Aon application form question: summarise your understanding of the role
Here you need to analyse the job description for the role, considering what:
- The primary purpose or objective of the role is
- You would be doing day to day and the types of projects/products you’d be working on
- The skills that you would use the most in the role
In essence, you are considering what a successful professional in that role would be like. However, it may help you stand out if you think a bit outside the box.
Think about how the role fits in with others at the firm: who would you work most closely with? Also consider how it might differ from other financial services firms. If the role at Aon differs from how it might work at a competitor, that’s really interesting to note.
Aon does actually give you a pretty clear job description to start from: don’t be tempted to copy and paste or lightly reword. Instead, use it as a basis and do some further research. For example, the Aon general insurance actuarial programme states: ‘You will work in small project teams to deliver a wide range of actuarial and analytical solutions to Aon's global client base.’ Using the services that Aon’s job description gives as a guide, you could go on to explore what some of these actuarial solutions would be and talk about the types of work you would be doing for different clients.
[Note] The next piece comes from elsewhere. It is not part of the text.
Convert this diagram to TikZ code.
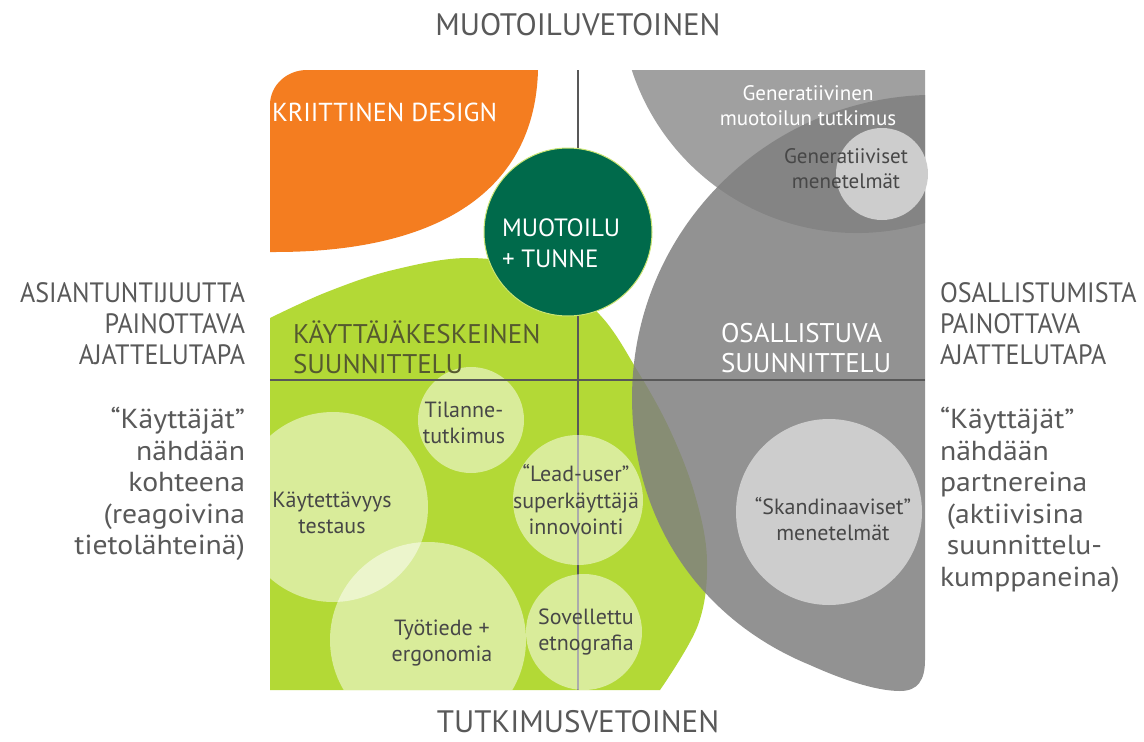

If the work is likely to deviate from standard office hours or involve working from client sites, it might be good to write about it – to show that you are aware of the job’s lifestyle implications.
If you have the space, bring in a bit of ‘you’
If you have written under the word count, you could use the opportunity to state how your understanding of the role increases your motivation for wanting to work for Aon in that role or to state how your previous experiences or your skills set make you well-suited for that role, providing an example or two. It never hurts to underline your motivation for applying or your suitability for the role!